3. Rethinking Engineering Expertise

An important observation from both case studies is that original or official designs or blueprints of the irrigation systems—those that are shelved in offices—provide a very inaccurate reference for understanding their actual lay-out, form and functioning. Both irrigators and engineers continuously make changes and adaptations to these designs, often in response to practical constraints. This starts during the construction of the system.
In the Manyeredzi smallholder irrigation scheme, the irrigation infrastructure was constructed in 2013 as part of the election campaign of the ruling party, who hoped to win farmers’ votes by technically formalizing and facilitating their access to water from the conveyor canal. This canal was originally constructed to carry water to a downstream sugar cane estate that was previously owned by the colonial authorities and was later taken over by a foreign company. The smallholder farmers who cultivated land adjacent to this canal had settled there a decade earlier: they had been allocated the land as part of Mugabe’s contentious land reform process. Even though the land was next to the conveyor canal, the newly settled farm families had not received official permission to make use of the canal water to irrigate their fields. Aspiring to also grow crops in the dry season, the farmers nevertheless started to draw water from the canal. They initially made use of siphons and buckets to do this, but later also engaged in acts of sabotage by puncturing the concrete canal structure.
A senior engineer working for the Zimbabwe National Water Authority referred to these acts of sabotage to explain where the idea for the 2013 smallholder system came from: “We did not have a choice, we had to give them (the farmers) water to protect the canal. They were destroying the conveyor canal by digging and putting holes in it, and we had to open offtakes to protect the canal” [1]. Thus the new system was explained as a strategy to stop farmers’ acts of destruction and sabotage, which were destroying the conveyor canal. The new construction turned hitherto illegal abstractors into rightful irrigators: the new offtakes and the adjacent canals “cemented” and thereby legitimized an existing informal situation.
Another engineer, who was involved in the design and construction of the irrigation scheme, explained his considerations and choices while designing the new offtake and irrigation canals. For him, the fact that farmers were already irrigating with the water from the conveyor canal mattered: “These farmers were already irrigating before we made proper designs and they knew what they were doing about their irrigation cycle, so I did not bother to calculate. In any case, it is not always guaranteed that farmers will follow the design… they do not follow the design frequency and cycles anyway, they just irrigate” [1]. Even though the engineer knew that the smallholder farmers would mainly use the irrigation scheme to grow maize and vegetables for subsistence, he decided to use a standard design for the irrigation canals, which were dimensioned for irrigating sugar cane. This crop requires larger quantities of water and is less affected by undrained soils than the crops the farmers wanted to grow. He reasoned that, based on his experience of farmers tinkering with irrigation systems, his design choices would not matter that much so for his own convenience he picked a design he had recently used for another irrigation scheme.

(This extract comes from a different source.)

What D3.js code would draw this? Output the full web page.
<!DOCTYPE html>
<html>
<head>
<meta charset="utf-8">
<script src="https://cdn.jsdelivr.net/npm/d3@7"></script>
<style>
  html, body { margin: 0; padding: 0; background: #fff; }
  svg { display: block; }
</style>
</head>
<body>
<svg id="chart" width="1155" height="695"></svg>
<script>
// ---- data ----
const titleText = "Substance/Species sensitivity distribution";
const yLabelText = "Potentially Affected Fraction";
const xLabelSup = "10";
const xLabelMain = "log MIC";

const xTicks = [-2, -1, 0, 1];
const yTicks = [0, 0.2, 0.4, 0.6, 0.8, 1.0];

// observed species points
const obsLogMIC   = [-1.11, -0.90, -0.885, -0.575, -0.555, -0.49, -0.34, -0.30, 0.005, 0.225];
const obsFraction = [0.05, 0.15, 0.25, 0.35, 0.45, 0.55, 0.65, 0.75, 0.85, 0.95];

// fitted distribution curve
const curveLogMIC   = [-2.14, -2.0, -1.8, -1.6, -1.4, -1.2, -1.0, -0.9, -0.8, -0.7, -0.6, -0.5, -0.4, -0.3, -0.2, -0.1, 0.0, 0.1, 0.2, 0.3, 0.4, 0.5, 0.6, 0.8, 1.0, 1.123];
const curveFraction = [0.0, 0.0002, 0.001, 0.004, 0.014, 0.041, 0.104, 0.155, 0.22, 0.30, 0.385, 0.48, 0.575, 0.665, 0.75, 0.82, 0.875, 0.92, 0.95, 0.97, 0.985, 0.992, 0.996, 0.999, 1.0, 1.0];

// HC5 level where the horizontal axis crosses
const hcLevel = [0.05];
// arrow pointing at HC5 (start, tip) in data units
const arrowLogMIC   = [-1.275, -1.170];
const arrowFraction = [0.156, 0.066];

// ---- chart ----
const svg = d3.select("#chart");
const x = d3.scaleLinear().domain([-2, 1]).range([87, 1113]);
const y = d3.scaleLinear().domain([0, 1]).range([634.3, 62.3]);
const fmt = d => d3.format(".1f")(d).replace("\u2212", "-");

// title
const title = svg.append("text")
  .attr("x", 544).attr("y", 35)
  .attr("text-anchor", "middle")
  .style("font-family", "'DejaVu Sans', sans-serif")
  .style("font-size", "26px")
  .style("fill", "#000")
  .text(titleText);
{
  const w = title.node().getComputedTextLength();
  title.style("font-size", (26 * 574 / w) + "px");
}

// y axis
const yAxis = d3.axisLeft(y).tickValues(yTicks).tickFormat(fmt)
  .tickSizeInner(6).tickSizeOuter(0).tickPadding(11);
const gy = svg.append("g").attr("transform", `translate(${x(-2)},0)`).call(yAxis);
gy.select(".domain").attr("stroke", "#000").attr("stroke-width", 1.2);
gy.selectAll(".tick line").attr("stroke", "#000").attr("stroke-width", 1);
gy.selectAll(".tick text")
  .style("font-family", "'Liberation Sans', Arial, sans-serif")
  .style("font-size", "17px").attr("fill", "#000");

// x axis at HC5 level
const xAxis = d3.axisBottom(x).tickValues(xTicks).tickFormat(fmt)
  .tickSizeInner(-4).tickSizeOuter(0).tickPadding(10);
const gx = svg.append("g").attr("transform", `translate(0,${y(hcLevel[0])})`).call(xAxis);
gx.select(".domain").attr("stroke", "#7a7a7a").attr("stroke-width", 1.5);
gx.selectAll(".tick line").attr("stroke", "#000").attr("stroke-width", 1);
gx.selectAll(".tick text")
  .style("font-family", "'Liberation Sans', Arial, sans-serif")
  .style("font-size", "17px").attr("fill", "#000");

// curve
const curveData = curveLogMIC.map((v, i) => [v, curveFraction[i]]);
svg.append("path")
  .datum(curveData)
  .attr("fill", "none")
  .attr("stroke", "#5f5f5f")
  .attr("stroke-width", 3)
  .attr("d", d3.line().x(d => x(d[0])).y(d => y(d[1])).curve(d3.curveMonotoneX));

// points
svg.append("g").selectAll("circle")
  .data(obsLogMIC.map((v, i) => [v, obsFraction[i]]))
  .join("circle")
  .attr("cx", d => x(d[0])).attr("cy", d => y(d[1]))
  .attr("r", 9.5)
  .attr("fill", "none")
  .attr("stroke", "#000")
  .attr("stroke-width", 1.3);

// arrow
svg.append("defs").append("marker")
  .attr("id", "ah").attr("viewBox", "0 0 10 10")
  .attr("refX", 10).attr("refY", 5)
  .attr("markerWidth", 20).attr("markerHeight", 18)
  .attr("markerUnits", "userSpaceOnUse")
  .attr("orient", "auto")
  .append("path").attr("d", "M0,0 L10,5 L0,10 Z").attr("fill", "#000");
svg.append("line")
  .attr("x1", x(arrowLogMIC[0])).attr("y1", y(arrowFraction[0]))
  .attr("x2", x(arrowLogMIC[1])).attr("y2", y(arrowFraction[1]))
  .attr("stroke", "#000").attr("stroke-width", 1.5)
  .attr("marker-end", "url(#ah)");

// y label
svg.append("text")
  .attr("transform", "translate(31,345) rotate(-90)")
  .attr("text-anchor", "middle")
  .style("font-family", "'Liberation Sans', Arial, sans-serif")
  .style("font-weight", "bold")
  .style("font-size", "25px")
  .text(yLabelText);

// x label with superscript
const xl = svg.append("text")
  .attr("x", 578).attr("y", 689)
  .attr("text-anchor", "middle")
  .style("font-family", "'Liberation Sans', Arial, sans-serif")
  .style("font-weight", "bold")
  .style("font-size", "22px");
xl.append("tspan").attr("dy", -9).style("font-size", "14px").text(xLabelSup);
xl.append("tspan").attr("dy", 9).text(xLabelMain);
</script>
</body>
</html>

Also, during the construction of the Manyeredzi offtake—which was built concurrently with thirteen other offtakes along the canal—pragmatic choices were made. For instance, an important consideration for the engineers, was that they wanted to finalize the work within the two-week period when the conveyor canal is annually emptied for maintenance purposes. Using this time slot would make their work a lot easier as it would avoid any additional effort (and time) to empty the canal. To make it possible to finalize the work in these two weeks, they altered the original design by choosing offtakes with a lower head, as these require less time to construct. The ability to quickly finalize construction was also expedient because of the political pressure they were facing from the ruling party, who wanted the job done before the upcoming general elections. The net result of constructing the new offtakes in this way was to lower the water carrying capacity of the conveyor canal, as water would now spill over the lower heads of the offtakes into the irrigation canals. This also reduced the volume of water flowing to the downstream sugar cane estate.
The irrigation engineers also experimented with the materiality of the system in other ways. When they calculated the concrete mixture to construct the canals, they used standard ratios of cement, sand, stone and water. However, the sand and stones purchased locally had different qualities than “standard” ones, which caused the quality of concrete in the first stretch of the secondary canal to be lower than expected. After the construction workers noticed this they started, with the consent of the engineers, to increase the quantity of cement in the concrete mixture used for lining the remaining canals. As the bill of quantities could no longer be adjusted at this point in the process, the engineers had to shorten the total length of both the secondary and tertiary canals to ensure they would not run out of concrete before “completing” the work. The net result of these changes was that the secondary canals in the upstream part of the irrigation scheme leaked, and that the lay-out of the tertiary canals in the lower part of the scheme was different than originally designed.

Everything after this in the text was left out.